[Code that draws figures]

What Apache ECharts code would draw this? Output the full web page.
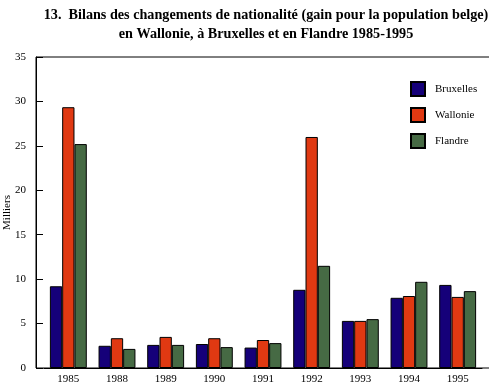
<!DOCTYPE html>
<html>
<head>
<meta charset="utf-8">
<script src="https://cdn.jsdelivr.net/npm/echarts@6/dist/echarts.min.js"></script>
<style>html,body{margin:0;padding:0;background:#fff}#c{width:489px;height:387px}</style>
</head>
<body>
<div id="c"></div>
<script>
const years = ['1985','1988','1989','1990','1991','1992','1993','1994','1995'];
const bruxelles = [9.2, 2.5, 2.6, 2.7, 2.3, 8.8, 5.3, 7.9, 9.35];
const wallonie  = [29.35, 3.35, 3.5, 3.35, 3.15, 26.0, 5.3, 8.1, 8.0];
const flandre   = [25.2, 2.15, 2.6, 2.35, 2.8, 11.5, 5.5, 9.7, 8.65];
const yTicks = [0, 5, 10, 15, 20, 25, 30, 35];

const font = 'Liberation Serif';
const chart = echarts.init(document.getElementById('c'));
const mk = (name, data, color) => ({
  name, type: 'bar', data, barWidth: 12.3, barGap: '0%',
  itemStyle: { color, borderColor: '#000', borderWidth: 1 }
});
chart.setOption({
  animation: false,
  title: {
    text: '13.  Bilans des changements de nationalité (gain pour la population belge)\nen Wallonie, à Bruxelles et en Flandre 1985-1995',
    left: 261, top: 1, textAlign: 'center',
    textStyle: { fontFamily: font, fontSize: 14.2, fontWeight: 'bold', color: '#000', lineHeight: 19, align: 'center' }
  },
  legend: {
    orient: 'vertical', left: 405, top: 76, itemWidth: 14, itemHeight: 14, itemGap: 10,
    icon: 'rect',
    textStyle: { fontFamily: font, fontSize: 11, color: '#000', padding: [0, 0, 0, 5] }
  },
  grid: [
    { left: 44, right: 7, top: 57, bottom: 19, outerBoundsMode: 'none', containLabel: false },
    { left: 36, right: -3, top: 57, bottom: 19, outerBoundsMode: 'none', containLabel: false, show: true, borderColor: '#000', borderWidth: 1, backgroundColor: 'transparent' }
  ],
  xAxis: {
    type: 'category', data: years, z: 5,
    axisLine: { lineStyle: { color: '#000' } },
    axisTick: { inside: true, alignWithLabel: true, length: 7, lineStyle: { color: '#000' } },
    axisLabel: { fontFamily: font, fontSize: 11, color: '#000', margin: 6 }
  },
  yAxis: {
    type: 'value', min: yTicks[0], max: yTicks[yTicks.length - 1], interval: 5, offset: 8,
    name: 'Milliers', nameLocation: 'middle', nameGap: 23, nameMoveOverlap: false,
    nameTextStyle: { fontFamily: font, fontSize: 11, color: '#000' },
    axisLine: { show: true, lineStyle: { color: '#000' } },
    axisTick: { show: true, inside: true, length: 7, lineStyle: { color: '#000' } },
    splitLine: { show: false },
    axisLabel: { fontFamily: font, fontSize: 11, color: '#000', margin: 10 }
  },
  series: [
    mk('Bruxelles', bruxelles, '#150079'),
    mk('Wallonie', wallonie, '#e03912'),
    mk('Flandre', flandre, '#466a44')
  ]
});
</script>
</body>
</html>
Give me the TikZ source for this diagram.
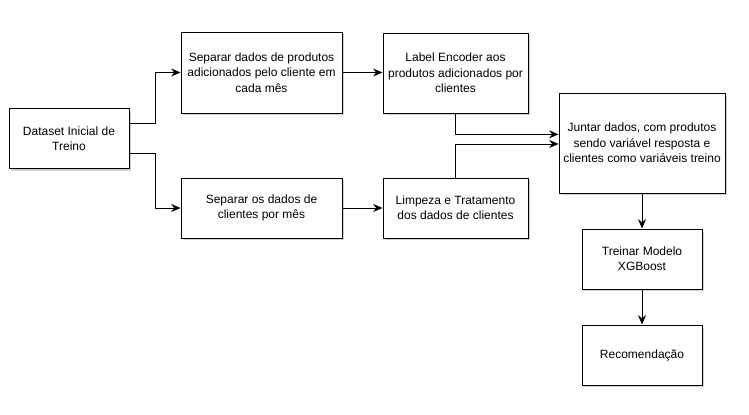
\documentclass[tikz,border=0pt]{standalone}
\usepackage{fontspec}
\setmainfont{Liberation Sans}
\usetikzlibrary{positioning, arrows.meta, shadows}
\definecolor{sombraCinza}{HTML}{9A9A9A}

\tikzset{
  etapa/.style={draw=black, line width=0.75pt, fill=white, align=center, inner sep=0pt,
    font=\fontsize{9}{11.5}\selectfont,
    drop shadow={shadow xshift=1.6pt, shadow yshift=-1.6pt, fill=sombraCinza, opacity=0.45}},
  caixa/.style 2 args={etapa, minimum width=#1*0.75pt, minimum height=#2*0.75pt},
  seta/.style={-{Stealth[length=7pt,width=6pt]}, line width=0.75pt}
}

\begin{document}
\begin{tikzpicture}[x=0.75pt, y=-0.75pt]
  \useasboundingbox (0,0) rectangle (749,414);
  \node[caixa={120}{60}] (dataset) at (69,138.5) {Dataset Inicial de\\Treino};
  \node[caixa={161}{81}] (sepProdutos) at (261.5,72.5) {Separar dados de produtos\\adicionados pelo cliente em\\cada mês};
  \node[caixa={161}{60}] (sepClientes) at (261.5,208) {Separar os dados de\\clientes por mês};
  \node[caixa={145}{80}] (encoder) at (455.5,73) {Label Encoder aos\\produtos adicionados por\\clientes};
  \node[caixa={145}{60}] (limpeza) at (455.5,208) {Limpeza e Tratamento\\dos dados de clientes};
  \node[caixa={166}{100}] (juntar) at (642,143) {Juntar dados, com produtos\\sendo variável resposta e\\clientes como variáveis treino};
  \node[caixa={120}{60}] (treinar) at (642,259) {Treinar Modelo\\XGBoost};
  \node[caixa={120}{60}] (recomendacao) at (642,355) {Recomendação};

  \draw[seta] ([yshift=10.9pt]dataset.east) -- ++(26,0) |- (sepProdutos.west);
  \draw[seta] ([yshift=-11.6pt]dataset.east) -- ++(26,0) |- (sepClientes.west);
  \draw[seta] (sepProdutos.east) -- (sepProdutos.east -| encoder.west);
  \draw[seta] (sepClientes.east) -- (sepClientes.east -| limpeza.west);
  \draw[seta] (encoder.south) |- ([yshift=6.5pt]juntar.west);
  \draw[seta] (limpeza.north) |- ([yshift=-0.75pt]juntar.west);
  \draw[seta] (juntar) -- (treinar);
  \draw[seta] (treinar) -- (recomendacao);
\end{tikzpicture}
\end{document}
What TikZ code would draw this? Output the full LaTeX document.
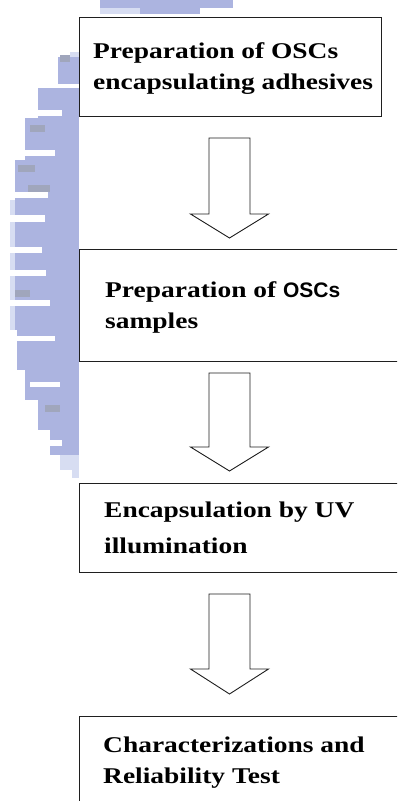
\documentclass[tikz,border=0pt]{standalone}
\usepackage{fontspec}
\setmainfont{Liberation Serif}[FakeStretch=1.22]
\newfontfamily\oscfont{Liberation Sans}
\definecolor{wm}{RGB}{172,180,224}
\definecolor{wmlight}{RGB}{215,221,242}
\definecolor{wmgray}{RGB}{160,166,188}
\begin{document}
\begin{tikzpicture}[x=1pt,y=-1pt,
  box/.style={draw=black!88, line width=1.2pt, fill=white, inner sep=0pt, anchor=north west},
  blockarrow/.style={draw=black!88, line width=0.9pt, fill=white, line join=miter},
  txt/.style={anchor=base west, inner sep=0pt, font=\fontsize{22.5}{27}\selectfont\bfseries}]
\useasboundingbox (0,0) rectangle (397,801);
\clip (0,0) rectangle (397,801);
\fill[white] (0,0) rectangle (397,801);
% watermark (pixelated logo fragment)
\fill[wmlight] (70,52) rectangle (79,58);
\fill[wm] (58,57) rectangle (79,84);
\fill[wm] (38,88) rectangle (79,118);
\fill[wm] (25,118) rectangle (79,160);
\fill[wm] (15,160) rectangle (79,200);
\fill[wm] (10,200) rectangle (79,330);
\fill[wm] (17,330) rectangle (79,370);
\fill[wm] (25,370) rectangle (79,400);
\fill[wm] (38,400) rectangle (79,430);
\fill[wm] (50,430) rectangle (79,455);
\fill[wmlight] (60,455) rectangle (79,470);
\fill[wmlight] (72,470) rectangle (79,478);
\fill[wmgray] (60,55) rectangle (70,62);
\fill[wmgray] (30,125) rectangle (45,132);
\fill[wmgray] (18,165) rectangle (35,172);
\fill[wmgray] (28,185) rectangle (50,192);
\fill[wmgray] (10,290) rectangle (30,297);
\fill[wmgray] (45,405) rectangle (60,412);
\fill[wmlight] (10,200) rectangle (15,330);
\fill[white] (38,110) rectangle (62,116);
\fill[white] (25,150) rectangle (55,156);
\fill[white] (15,192) rectangle (48,198);
\fill[white] (10,215) rectangle (45,222);
\fill[white] (10,247) rectangle (42,253);
\fill[white] (10,270) rectangle (46,276);
\fill[white] (10,300) rectangle (50,306);
\fill[white] (17,336) rectangle (55,341);
\fill[white] (30,382) rectangle (60,387);
\fill[white] (50,440) rectangle (62,446);
\fill[wm] (100,0) rectangle (233,14);
\fill[wmlight] (100,8) rectangle (140,14);
\fill[white] (200,8) rectangle (233,14);
% boxes
\node[box, minimum width=302pt, minimum height=99pt] (b1) at (79,17) {};
\node[box, minimum width=330pt, minimum height=112pt] (b2) at (79,249) {};
\node[box, minimum width=330pt, minimum height=89pt] (b3) at (79,483) {};
\node[box, minimum width=330pt, minimum height=120pt] (b4) at (79,716) {};
% block arrows
\coordinate (a1) at (229.5,138);
\coordinate (a2) at (229.5,373);
\coordinate (a3) at (229.5,594);
\draw[blockarrow] (a1) +(-20.5,0) -- +(20.5,0) -- +(20.5,76) -- +(39,76) -- +(0,100) -- +(-39,76) -- +(-20.5,76) -- cycle;
\draw[blockarrow] (a2) +(-20.5,0) -- +(20.5,0) -- +(20.5,74) -- +(39,74) -- +(0,98) -- +(-39,74) -- +(-20.5,74) -- cycle;
\draw[blockarrow] (a3) +(-20.5,0) -- +(20.5,0) -- +(20.5,75) -- +(39,75) -- +(0,100) -- +(-39,75) -- +(-20.5,75) -- cycle;
% texts
\node[txt] (t1a) at (93,58) {Preparation of OSCs};
\node[txt] (t1b) at (93,89) {encapsulating adhesives};
\node[txt] (t2a) at (105,297) {Preparation of {\oscfont\fontsize{21}{25}\selectfont OSCs}};
\node[txt] (t2b) at (105,328) {samples};
\node[txt] (t3a) at (104,517) {Encapsulation by UV};
\node[txt] (t3b) at (104,553) {illumination};
\node[txt] (t4a) at (103,752) {Characterizations and};
\node[txt] (t4b) at (103,783) {Reliability Test};
\end{tikzpicture}
\end{document}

**Goal:** Which lines contain the word "Output"? Copy each one.

**Written answer:**
What Apache ECharts code would draw this? Output the full web page.
What TikZ code would draw this? Output the full LaTeX document.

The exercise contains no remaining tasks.